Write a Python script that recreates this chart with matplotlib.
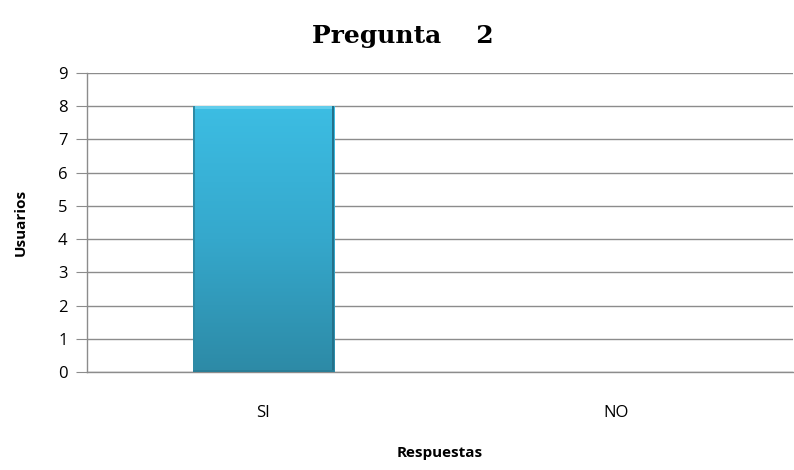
import numpy as np
import matplotlib.pyplot as plt
from matplotlib.colors import LinearSegmentedColormap
from matplotlib.patches import Rectangle

categories = ["SI", "NO"]
usuarios = [8, 0]
yticks = list(range(0, 10))

fig = plt.figure(figsize=(7.94, 4.70), dpi=100)
ax = fig.add_axes([0.1096, 0.2085, 0.889, 0.6362])

x = np.arange(len(categories))
bars = ax.bar(x, usuarios, width=0.40, color="none", edgecolor="none", zorder=3)
ax.set_xlim(-0.5, len(categories) - 0.5)
ax.set_ylim(0, 9)

# gradient fill inside each bar (light top, darker bottom)
cmap = LinearSegmentedColormap.from_list("blu", ["#2D8AA6", "#35A8CC", "#3CBDE3"])
grad = np.linspace(0, 1, 256).reshape(-1, 1)
for b in bars:
    h = b.get_height()
    if h <= 0:
        continue
    x0, w = b.get_x(), b.get_width()
    im = ax.imshow(grad, cmap=cmap, origin="lower", aspect="auto",
                   extent=(x0, x0 + w, 0, h), zorder=3)
    im.set_clip_path(b)
    # soft bevel edges
    ax.add_patch(Rectangle((x0, h - 0.08), w, 0.08, color="#62CDEB", lw=0, zorder=4))
    ax.add_patch(Rectangle((x0, 0), 0.006, h, color="#2E8BA6", lw=0, zorder=4))
    ax.add_patch(Rectangle((x0 + w - 0.006, 0), 0.006, h, color="#24718A", lw=0, zorder=4))
    ax.add_patch(Rectangle((x0, 0), w, 0.06, color="#2A7E97", lw=0, zorder=4))
ax.set_aspect("auto")

ax.set_yticks(yticks)
ax.yaxis.grid(True, color="#8C8C8C", linewidth=1.0, zorder=0)
ax.set_axisbelow(True)
for s in ["top", "right"]:
    ax.spines[s].set_visible(False)
for s in ["left", "bottom"]:
    ax.spines[s].set_color("#8C8C8C")
    ax.spines[s].set_linewidth(1.0)

ax.set_xticks(x)
ax.set_xticklabels(categories)
ax.tick_params(axis="x", length=0, pad=24, labelsize=12)
ax.tick_params(axis="y", length=8, color="#8C8C8C", pad=6, labelsize=12)
for lab in ax.get_yticklabels() + ax.get_xticklabels():
    lab.set_fontfamily("Open Sans")

ax.set_ylabel("Usuarios", fontfamily="Open Sans", fontweight="bold", fontsize=11, labelpad=22)
ax.set_xlabel("Respuestas", fontfamily="Open Sans", fontweight="bold", fontsize=11, labelpad=18)
fig.suptitle("Pregunta    2", x=0.507, y=0.95, fontfamily="DejaVu Serif",
             fontweight="bold", fontsize=18)

fig.savefig("out.png", dpi=100)
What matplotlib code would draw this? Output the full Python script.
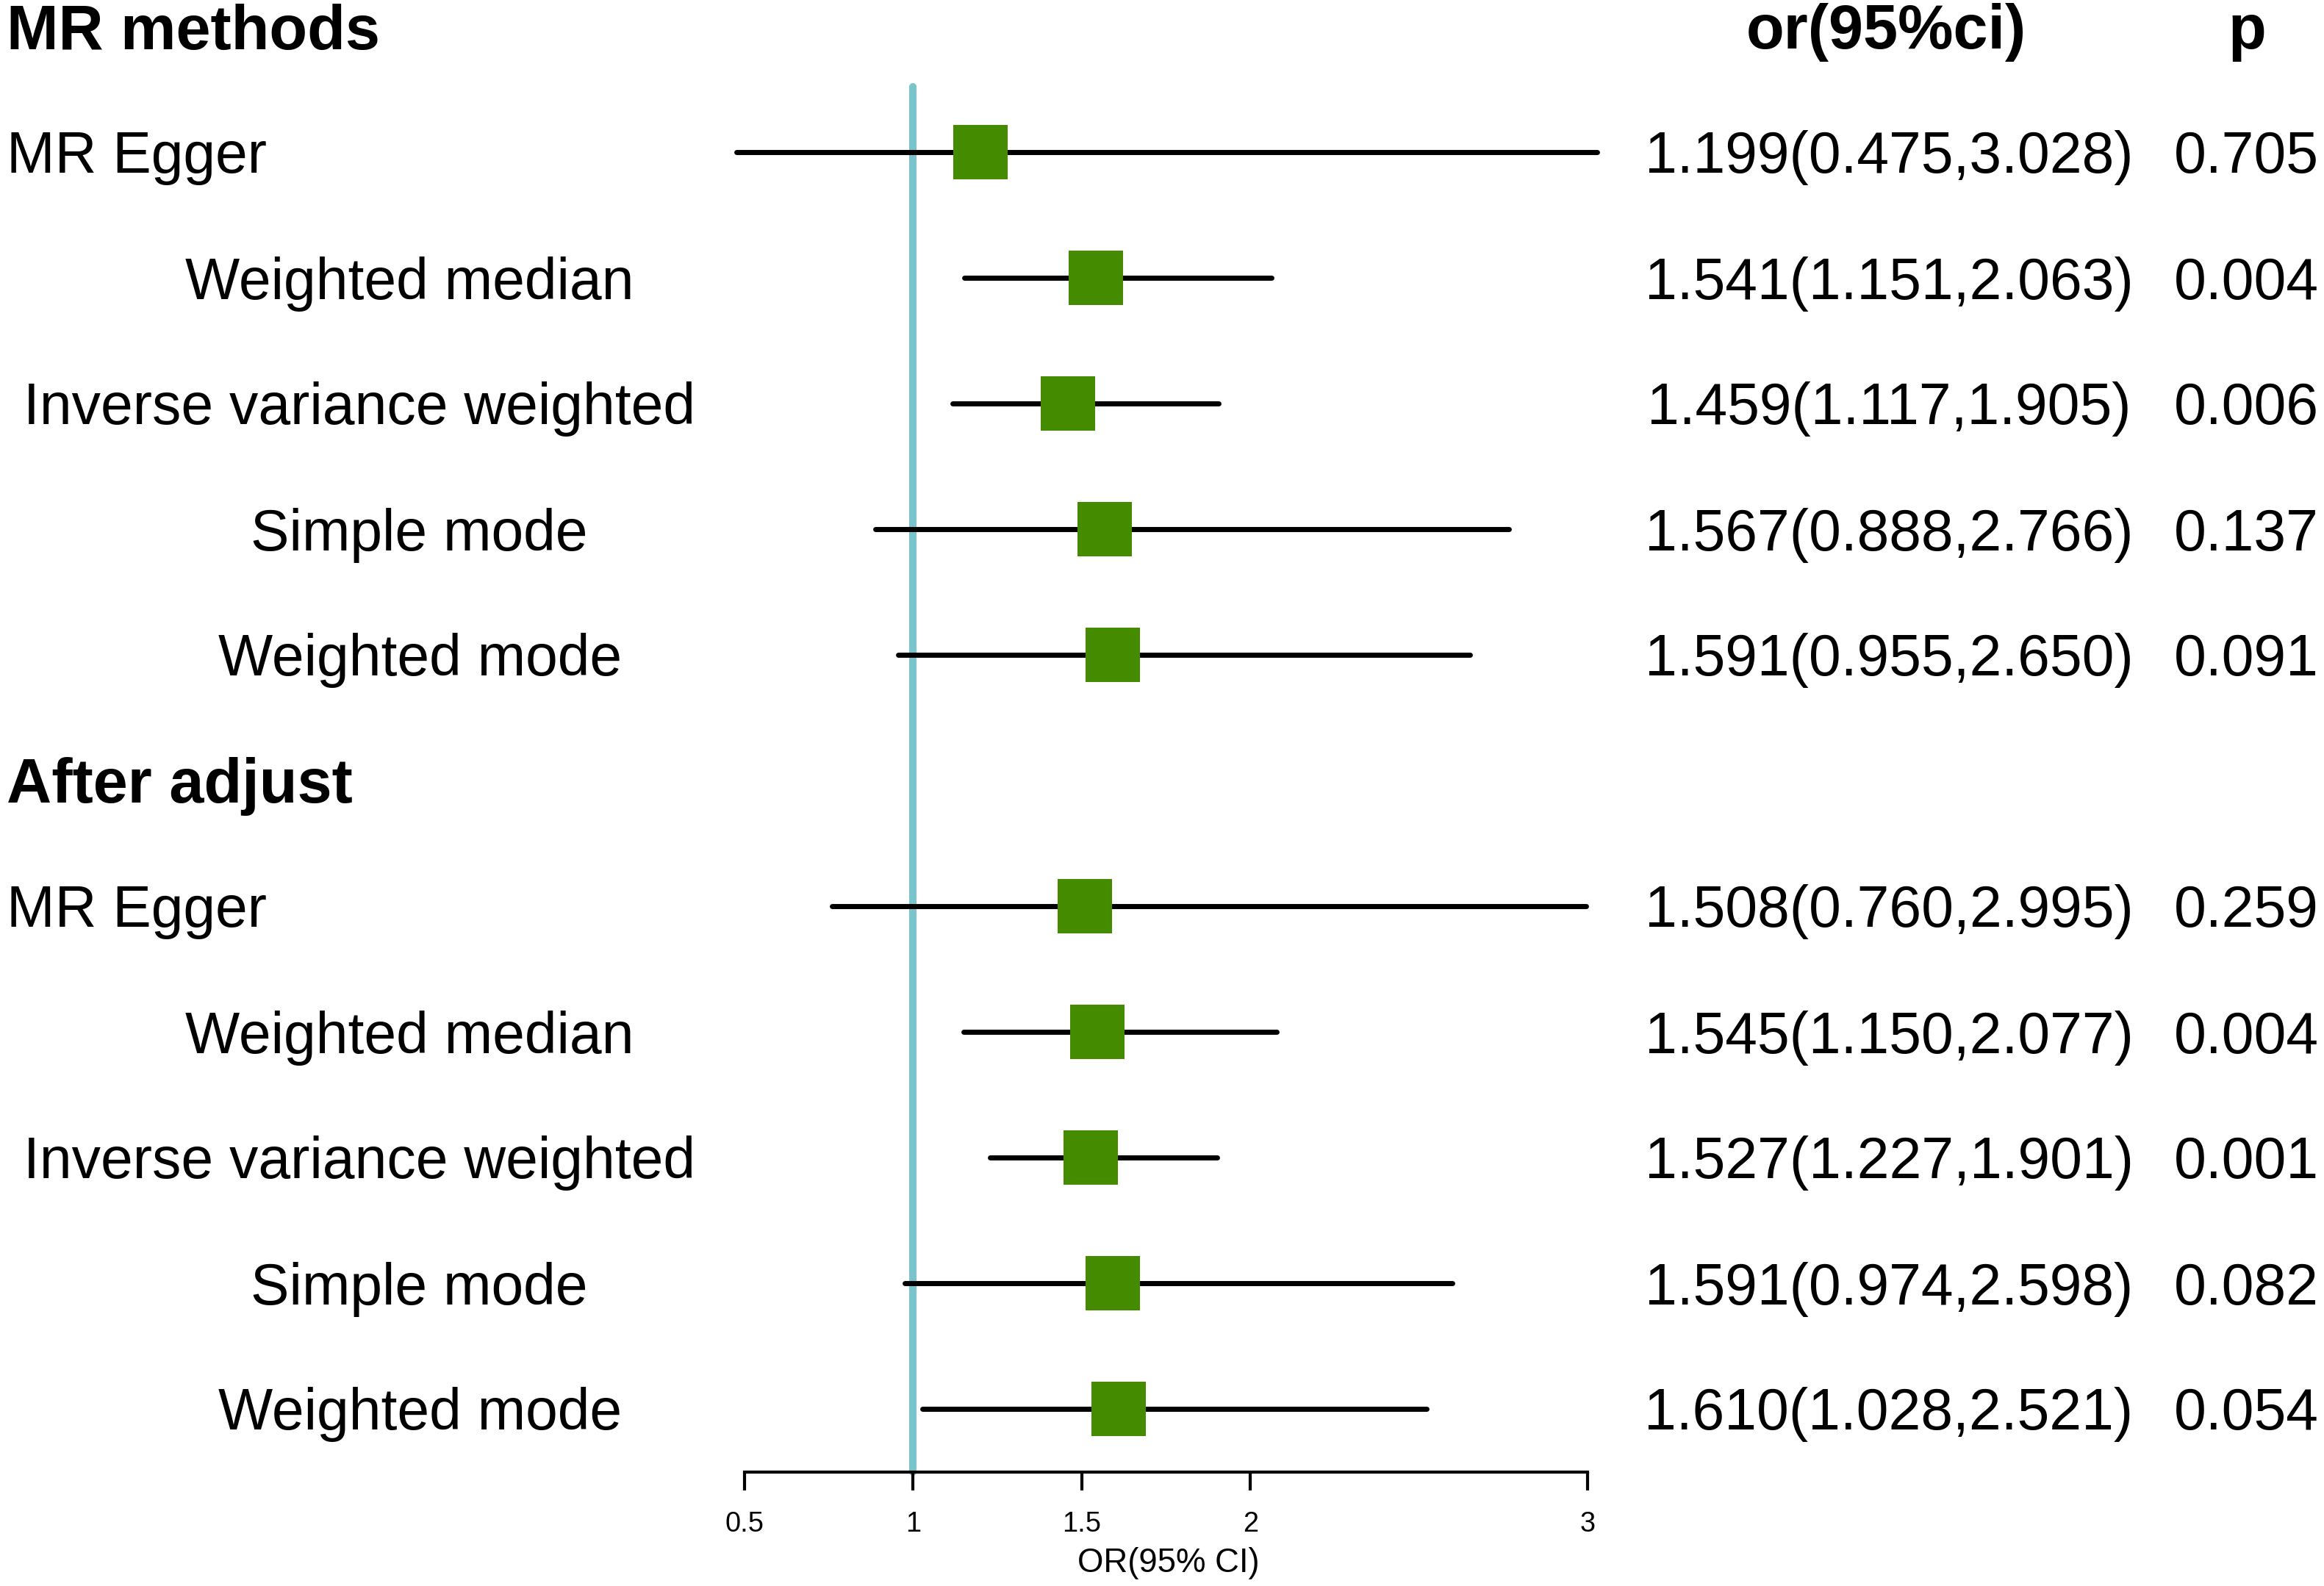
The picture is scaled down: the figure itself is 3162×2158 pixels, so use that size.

********

Exercise description:
Leave out all pictures, then copy the remaining material exactly.

Response for this exercise:
Write a Python script that recreates this chart with matplotlib.
import numpy as np
import matplotlib.pyplot as plt
from matplotlib.colors import LinearSegmentedColormap
from matplotlib.patches import Rectangle

categories = ["SI", "NO"]
usuarios = [8, 0]
yticks = list(range(0, 10))

fig = plt.figure(figsize=(7.94, 4.70), dpi=100)
ax = fig.add_axes([0.1096, 0.2085, 0.889, 0.6362])

x = np.arange(len(categories))
bars = ax.bar(x, usuarios, width=0.40, color="none", edgecolor="none", zorder=3)
ax.set_xlim(-0.5, len(categories) - 0.5)
ax.set_ylim(0, 9)

# gradient fill inside each bar (light top, darker bottom)
cmap = LinearSegmentedColormap.from_list("blu", ["#2D8AA6", "#35A8CC", "#3CBDE3"])
grad = np.linspace(0, 1, 256).reshape(-1, 1)
for b in bars:
    h = b.get_height()
    if h <= 0:
        continue
    x0, w = b.get_x(), b.get_width()
    im = ax.imshow(grad, cmap=cmap, origin="lower", aspect="auto",
                   extent=(x0, x0 + w, 0, h), zorder=3)
    im.set_clip_path(b)
    # soft bevel edges
    ax.add_patch(Rectangle((x0, h - 0.08), w, 0.08, color="#62CDEB", lw=0, zorder=4))
    ax.add_patch(Rectangle((x0, 0), 0.006, h, color="#2E8BA6", lw=0, zorder=4))
    ax.add_patch(Rectangle((x0 + w - 0.006, 0), 0.006, h, color="#24718A", lw=0, zorder=4))
    ax.add_patch(Rectangle((x0, 0), w, 0.06, color="#2A7E97", lw=0, zorder=4))
ax.set_aspect("auto")

ax.set_yticks(yticks)
ax.yaxis.grid(True, color="#8C8C8C", linewidth=1.0, zorder=0)
ax.set_axisbelow(True)
for s in ["top", "right"]:
    ax.spines[s].set_visible(False)
for s in ["left", "bottom"]:
    ax.spines[s].set_color("#8C8C8C")
    ax.spines[s].set_linewidth(1.0)

ax.set_xticks(x)
ax.set_xticklabels(categories)
ax.tick_params(axis="x", length=0, pad=24, labelsize=12)
ax.tick_params(axis="y", length=8, color="#8C8C8C", pad=6, labelsize=12)
for lab in ax.get_yticklabels() + ax.get_xticklabels():
    lab.set_fontfamily("Open Sans")

ax.set_ylabel("Usuarios", fontfamily="Open Sans", fontweight="bold", fontsize=11, labelpad=22)
ax.set_xlabel("Respuestas", fontfamily="Open Sans", fontweight="bold", fontsize=11, labelpad=18)
fig.suptitle("Pregunta    2", x=0.507, y=0.95, fontfamily="DejaVu Serif",
             fontweight="bold", fontsize=18)

fig.savefig("out.png", dpi=100)
What matplotlib code would draw this? Output the full Python script.
The picture is scaled down: the figure itself is 3162×2158 pixels, so use that size.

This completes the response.